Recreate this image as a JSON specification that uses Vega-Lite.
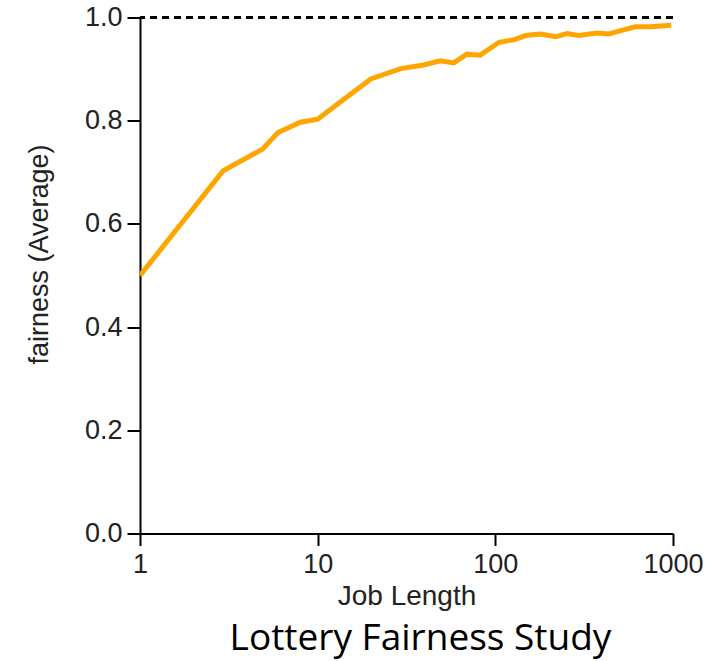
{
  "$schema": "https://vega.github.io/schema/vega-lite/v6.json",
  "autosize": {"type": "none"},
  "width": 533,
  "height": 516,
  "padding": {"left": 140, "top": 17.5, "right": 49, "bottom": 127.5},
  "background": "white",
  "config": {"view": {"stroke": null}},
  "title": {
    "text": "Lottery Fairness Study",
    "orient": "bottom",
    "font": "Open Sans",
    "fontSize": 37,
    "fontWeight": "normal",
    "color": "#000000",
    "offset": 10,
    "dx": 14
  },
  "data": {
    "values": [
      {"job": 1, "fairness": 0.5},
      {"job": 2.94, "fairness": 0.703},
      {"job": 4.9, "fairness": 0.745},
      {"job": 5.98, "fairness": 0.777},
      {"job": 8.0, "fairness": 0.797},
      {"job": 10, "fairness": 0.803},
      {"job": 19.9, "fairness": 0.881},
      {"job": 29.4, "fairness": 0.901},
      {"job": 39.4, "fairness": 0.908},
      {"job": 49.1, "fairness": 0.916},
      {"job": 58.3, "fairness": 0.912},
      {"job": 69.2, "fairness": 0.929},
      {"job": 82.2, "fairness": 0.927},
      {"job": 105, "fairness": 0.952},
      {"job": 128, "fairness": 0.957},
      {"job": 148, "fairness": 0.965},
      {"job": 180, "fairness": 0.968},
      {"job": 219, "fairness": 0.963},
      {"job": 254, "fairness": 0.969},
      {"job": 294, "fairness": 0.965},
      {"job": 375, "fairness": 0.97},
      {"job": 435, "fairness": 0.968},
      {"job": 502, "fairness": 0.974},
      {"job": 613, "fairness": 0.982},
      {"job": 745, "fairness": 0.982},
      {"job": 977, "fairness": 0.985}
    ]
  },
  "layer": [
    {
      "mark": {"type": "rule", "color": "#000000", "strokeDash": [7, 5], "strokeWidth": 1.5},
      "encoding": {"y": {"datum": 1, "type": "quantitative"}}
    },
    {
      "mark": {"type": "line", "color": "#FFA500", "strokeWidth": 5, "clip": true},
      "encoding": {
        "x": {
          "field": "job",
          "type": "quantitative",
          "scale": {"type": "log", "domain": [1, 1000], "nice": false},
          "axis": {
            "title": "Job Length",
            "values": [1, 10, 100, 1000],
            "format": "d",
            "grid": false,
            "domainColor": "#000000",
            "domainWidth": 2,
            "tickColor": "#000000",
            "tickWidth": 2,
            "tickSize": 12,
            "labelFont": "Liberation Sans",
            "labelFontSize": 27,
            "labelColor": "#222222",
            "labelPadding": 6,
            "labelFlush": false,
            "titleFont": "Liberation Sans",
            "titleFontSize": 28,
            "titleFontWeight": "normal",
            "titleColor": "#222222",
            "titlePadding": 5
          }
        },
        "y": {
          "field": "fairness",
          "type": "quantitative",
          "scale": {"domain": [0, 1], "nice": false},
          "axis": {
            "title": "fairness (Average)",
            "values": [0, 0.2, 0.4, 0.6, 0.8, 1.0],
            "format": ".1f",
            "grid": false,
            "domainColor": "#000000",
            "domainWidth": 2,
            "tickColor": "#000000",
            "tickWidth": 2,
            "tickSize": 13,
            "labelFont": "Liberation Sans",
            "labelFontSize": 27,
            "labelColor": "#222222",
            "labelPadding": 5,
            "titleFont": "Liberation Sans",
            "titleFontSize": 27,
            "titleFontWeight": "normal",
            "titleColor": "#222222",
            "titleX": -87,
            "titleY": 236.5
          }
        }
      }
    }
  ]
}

------------

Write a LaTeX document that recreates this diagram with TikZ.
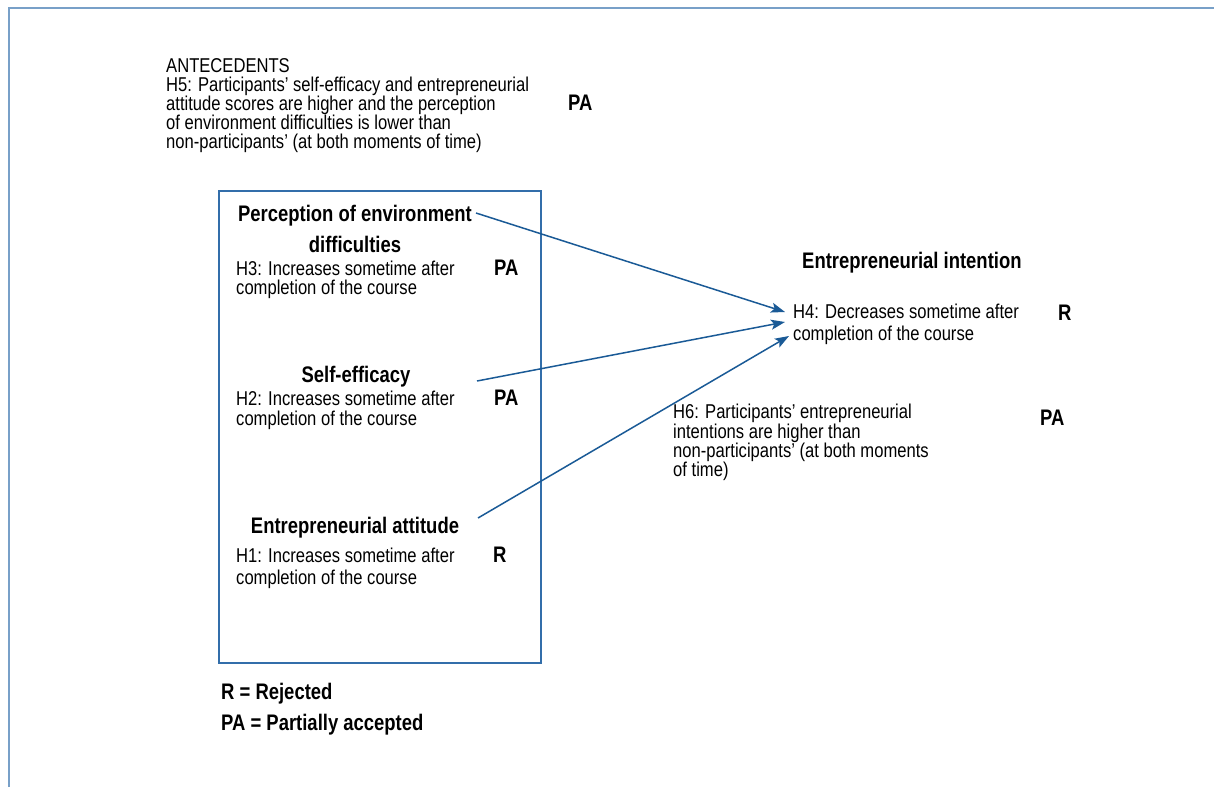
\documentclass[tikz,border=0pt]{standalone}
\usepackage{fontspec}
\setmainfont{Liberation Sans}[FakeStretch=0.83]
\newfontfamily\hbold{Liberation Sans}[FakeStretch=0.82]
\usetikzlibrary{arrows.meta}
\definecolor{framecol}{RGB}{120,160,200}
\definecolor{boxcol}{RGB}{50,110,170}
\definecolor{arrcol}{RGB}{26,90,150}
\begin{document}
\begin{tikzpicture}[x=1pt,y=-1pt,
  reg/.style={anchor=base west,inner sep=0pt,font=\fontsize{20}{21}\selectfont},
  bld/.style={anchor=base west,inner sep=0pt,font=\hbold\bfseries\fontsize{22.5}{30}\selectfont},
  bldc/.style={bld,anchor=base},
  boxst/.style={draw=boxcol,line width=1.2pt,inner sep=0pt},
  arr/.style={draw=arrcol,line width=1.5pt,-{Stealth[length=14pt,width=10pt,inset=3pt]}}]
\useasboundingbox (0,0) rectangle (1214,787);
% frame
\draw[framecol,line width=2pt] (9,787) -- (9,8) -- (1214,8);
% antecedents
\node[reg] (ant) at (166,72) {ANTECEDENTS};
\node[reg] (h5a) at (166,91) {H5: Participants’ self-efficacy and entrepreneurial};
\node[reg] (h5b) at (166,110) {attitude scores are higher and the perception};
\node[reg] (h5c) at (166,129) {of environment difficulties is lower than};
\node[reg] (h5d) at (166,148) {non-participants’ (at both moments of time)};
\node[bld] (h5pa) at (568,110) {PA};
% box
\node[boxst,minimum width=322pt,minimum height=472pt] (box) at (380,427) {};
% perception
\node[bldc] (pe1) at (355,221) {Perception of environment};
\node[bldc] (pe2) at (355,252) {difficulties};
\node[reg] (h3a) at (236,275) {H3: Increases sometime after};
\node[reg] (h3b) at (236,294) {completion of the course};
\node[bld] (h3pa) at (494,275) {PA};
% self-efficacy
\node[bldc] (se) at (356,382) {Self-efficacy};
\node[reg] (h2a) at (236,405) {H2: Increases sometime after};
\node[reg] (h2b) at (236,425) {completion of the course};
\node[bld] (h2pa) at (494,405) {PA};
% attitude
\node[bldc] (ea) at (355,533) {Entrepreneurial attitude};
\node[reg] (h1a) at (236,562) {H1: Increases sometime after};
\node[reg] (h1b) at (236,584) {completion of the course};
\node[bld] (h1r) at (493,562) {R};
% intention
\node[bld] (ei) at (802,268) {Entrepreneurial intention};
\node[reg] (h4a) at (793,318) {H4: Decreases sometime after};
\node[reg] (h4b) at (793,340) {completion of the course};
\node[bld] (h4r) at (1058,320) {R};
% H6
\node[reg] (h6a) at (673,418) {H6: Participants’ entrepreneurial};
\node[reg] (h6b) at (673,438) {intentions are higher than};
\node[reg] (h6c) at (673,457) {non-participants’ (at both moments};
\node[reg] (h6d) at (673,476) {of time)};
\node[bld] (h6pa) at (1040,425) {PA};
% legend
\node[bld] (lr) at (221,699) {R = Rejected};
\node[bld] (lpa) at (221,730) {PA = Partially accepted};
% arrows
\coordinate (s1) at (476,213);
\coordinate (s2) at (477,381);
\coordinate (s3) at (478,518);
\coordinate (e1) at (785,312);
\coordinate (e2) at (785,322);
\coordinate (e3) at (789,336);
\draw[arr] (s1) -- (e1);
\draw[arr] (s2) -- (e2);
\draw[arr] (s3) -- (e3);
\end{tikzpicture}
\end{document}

------------

▶ **Task**: Report how many lines above hold the string "that", giving nothing but the number.

▶ **Written answer**: 2